* START *

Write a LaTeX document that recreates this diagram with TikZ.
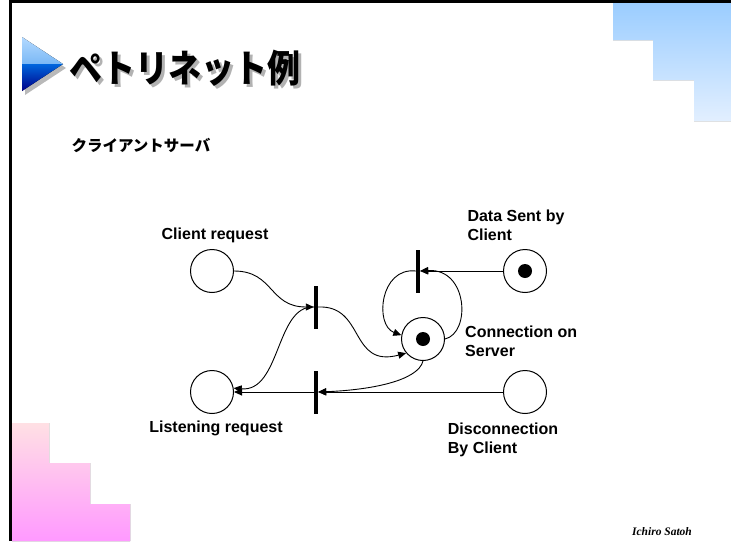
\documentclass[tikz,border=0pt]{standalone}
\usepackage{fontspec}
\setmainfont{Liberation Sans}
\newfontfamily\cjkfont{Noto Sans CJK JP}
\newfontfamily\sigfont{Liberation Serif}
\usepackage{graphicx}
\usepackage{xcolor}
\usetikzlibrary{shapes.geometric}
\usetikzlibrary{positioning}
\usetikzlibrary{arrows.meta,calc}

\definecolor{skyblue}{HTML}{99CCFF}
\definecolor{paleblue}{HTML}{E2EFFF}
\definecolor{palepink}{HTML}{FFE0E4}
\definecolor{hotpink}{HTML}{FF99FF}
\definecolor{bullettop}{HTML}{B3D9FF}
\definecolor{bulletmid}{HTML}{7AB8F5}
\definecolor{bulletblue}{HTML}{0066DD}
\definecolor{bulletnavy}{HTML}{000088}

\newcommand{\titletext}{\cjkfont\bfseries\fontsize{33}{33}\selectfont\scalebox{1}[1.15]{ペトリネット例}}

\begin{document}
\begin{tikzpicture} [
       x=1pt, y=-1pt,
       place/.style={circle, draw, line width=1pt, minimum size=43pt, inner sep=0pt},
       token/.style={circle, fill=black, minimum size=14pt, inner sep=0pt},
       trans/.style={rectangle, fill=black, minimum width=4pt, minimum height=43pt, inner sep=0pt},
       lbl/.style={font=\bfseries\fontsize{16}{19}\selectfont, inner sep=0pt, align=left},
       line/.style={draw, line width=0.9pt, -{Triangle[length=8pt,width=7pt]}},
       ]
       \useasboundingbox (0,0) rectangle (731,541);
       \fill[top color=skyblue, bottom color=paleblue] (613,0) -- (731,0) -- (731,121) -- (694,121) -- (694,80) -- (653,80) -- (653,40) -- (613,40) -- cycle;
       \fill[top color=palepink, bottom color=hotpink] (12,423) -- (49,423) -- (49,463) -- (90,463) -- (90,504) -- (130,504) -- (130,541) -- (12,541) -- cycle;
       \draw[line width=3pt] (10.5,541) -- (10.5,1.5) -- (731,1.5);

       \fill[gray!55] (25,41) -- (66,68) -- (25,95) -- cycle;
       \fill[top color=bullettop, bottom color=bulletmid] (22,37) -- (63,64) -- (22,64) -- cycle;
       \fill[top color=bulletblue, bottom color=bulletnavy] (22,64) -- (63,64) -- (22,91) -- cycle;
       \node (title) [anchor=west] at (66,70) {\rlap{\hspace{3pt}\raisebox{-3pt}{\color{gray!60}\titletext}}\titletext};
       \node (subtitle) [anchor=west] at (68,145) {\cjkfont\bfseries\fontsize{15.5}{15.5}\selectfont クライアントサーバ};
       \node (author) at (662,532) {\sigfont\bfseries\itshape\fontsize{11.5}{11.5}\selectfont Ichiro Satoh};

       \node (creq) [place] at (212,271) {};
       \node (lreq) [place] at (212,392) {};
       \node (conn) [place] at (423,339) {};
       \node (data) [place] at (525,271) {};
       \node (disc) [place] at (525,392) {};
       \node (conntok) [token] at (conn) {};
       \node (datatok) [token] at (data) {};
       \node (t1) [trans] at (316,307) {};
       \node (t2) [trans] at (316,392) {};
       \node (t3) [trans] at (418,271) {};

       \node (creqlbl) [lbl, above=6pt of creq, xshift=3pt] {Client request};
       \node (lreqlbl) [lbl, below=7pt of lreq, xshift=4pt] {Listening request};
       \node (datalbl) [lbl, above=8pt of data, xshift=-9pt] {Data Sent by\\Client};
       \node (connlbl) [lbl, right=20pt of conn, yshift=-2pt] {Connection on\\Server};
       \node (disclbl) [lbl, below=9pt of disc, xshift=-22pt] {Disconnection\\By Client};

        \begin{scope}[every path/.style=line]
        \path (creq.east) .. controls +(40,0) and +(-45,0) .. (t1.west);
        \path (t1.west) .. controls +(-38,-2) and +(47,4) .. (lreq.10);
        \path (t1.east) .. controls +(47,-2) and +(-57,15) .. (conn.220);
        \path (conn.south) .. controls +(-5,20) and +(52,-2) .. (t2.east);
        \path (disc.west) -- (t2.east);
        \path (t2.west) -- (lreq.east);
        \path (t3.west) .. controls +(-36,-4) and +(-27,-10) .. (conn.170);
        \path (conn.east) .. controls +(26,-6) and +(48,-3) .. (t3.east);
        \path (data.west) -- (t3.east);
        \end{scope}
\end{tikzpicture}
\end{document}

* END *

### Do this
Transcribe all the lines above exactly, apart from the pictures.

### Finished answer
Write a LaTeX document that recreates this diagram with TikZ.
\documentclass[tikz,border=0pt]{standalone}
\usepackage{fontspec}
\setmainfont{Liberation Sans}
\newfontfamily\cjkfont{Noto Sans CJK JP}
\newfontfamily\sigfont{Liberation Serif}
\usepackage{graphicx}
\usepackage{xcolor}
\usetikzlibrary{shapes.geometric}
\usetikzlibrary{positioning}
\usetikzlibrary{arrows.meta,calc}

\definecolor{skyblue}{HTML}{99CCFF}
\definecolor{paleblue}{HTML}{E2EFFF}
\definecolor{palepink}{HTML}{FFE0E4}
\definecolor{hotpink}{HTML}{FF99FF}
\definecolor{bullettop}{HTML}{B3D9FF}
\definecolor{bulletmid}{HTML}{7AB8F5}
\definecolor{bulletblue}{HTML}{0066DD}
\definecolor{bulletnavy}{HTML}{000088}

\newcommand{\titletext}{\cjkfont\bfseries\fontsize{33}{33}\selectfont\scalebox{1}[1.15]{ペトリネット例}}

\begin{document}
\begin{tikzpicture} [
       x=1pt, y=-1pt,
       place/.style={circle, draw, line width=1pt, minimum size=43pt, inner sep=0pt},
       token/.style={circle, fill=black, minimum size=14pt, inner sep=0pt},
       trans/.style={rectangle, fill=black, minimum width=4pt, minimum height=43pt, inner sep=0pt},
       lbl/.style={font=\bfseries\fontsize{16}{19}\selectfont, inner sep=0pt, align=left},
       line/.style={draw, line width=0.9pt, -{Triangle[length=8pt,width=7pt]}},
       ]
       \useasboundingbox (0,0) rectangle (731,541);
       \fill[top color=skyblue, bottom color=paleblue] (613,0) -- (731,0) -- (731,121) -- (694,121) -- (694,80) -- (653,80) -- (653,40) -- (613,40) -- cycle;
       \fill[top color=palepink, bottom color=hotpink] (12,423) -- (49,423) -- (49,463) -- (90,463) -- (90,504) -- (130,504) -- (130,541) -- (12,541) -- cycle;
       \draw[line width=3pt] (10.5,541) -- (10.5,1.5) -- (731,1.5);

       \fill[gray!55] (25,41) -- (66,68) -- (25,95) -- cycle;
       \fill[top color=bullettop, bottom color=bulletmid] (22,37) -- (63,64) -- (22,64) -- cycle;
       \fill[top color=bulletblue, bottom color=bulletnavy] (22,64) -- (63,64) -- (22,91) -- cycle;
       \node (title) [anchor=west] at (66,70) {\rlap{\hspace{3pt}\raisebox{-3pt}{\color{gray!60}\titletext}}\titletext};
       \node (subtitle) [anchor=west] at (68,145) {\cjkfont\bfseries\fontsize{15.5}{15.5}\selectfont クライアントサーバ};
       \node (author) at (662,532) {\sigfont\bfseries\itshape\fontsize{11.5}{11.5}\selectfont Ichiro Satoh};

       \node (creq) [place] at (212,271) {};
       \node (lreq) [place] at (212,392) {};
       \node (conn) [place] at (423,339) {};
       \node (data) [place] at (525,271) {};
       \node (disc) [place] at (525,392) {};
       \node (conntok) [token] at (conn) {};
       \node (datatok) [token] at (data) {};
       \node (t1) [trans] at (316,307) {};
       \node (t2) [trans] at (316,392) {};
       \node (t3) [trans] at (418,271) {};

       \node (creqlbl) [lbl, above=6pt of creq, xshift=3pt] {Client request};
       \node (lreqlbl) [lbl, below=7pt of lreq, xshift=4pt] {Listening request};
       \node (datalbl) [lbl, above=8pt of data, xshift=-9pt] {Data Sent by\\Client};
       \node (connlbl) [lbl, right=20pt of conn, yshift=-2pt] {Connection on\\Server};
       \node (disclbl) [lbl, below=9pt of disc, xshift=-22pt] {Disconnection\\By Client};

        \begin{scope}[every path/.style=line]
        \path (creq.east) .. controls +(40,0) and +(-45,0) .. (t1.west);
        \path (t1.west) .. controls +(-38,-2) and +(47,4) .. (lreq.10);
        \path (t1.east) .. controls +(47,-2) and +(-57,15) .. (conn.220);
        \path (conn.south) .. controls +(-5,20) and +(52,-2) .. (t2.east);
        \path (disc.west) -- (t2.east);
        \path (t2.west) -- (lreq.east);
        \path (t3.west) .. controls +(-36,-4) and +(-27,-10) .. (conn.170);
        \path (conn.east) .. controls +(26,-6) and +(48,-3) .. (t3.east);
        \path (data.west) -- (t3.east);
        \end{scope}
\end{tikzpicture}
\end{document}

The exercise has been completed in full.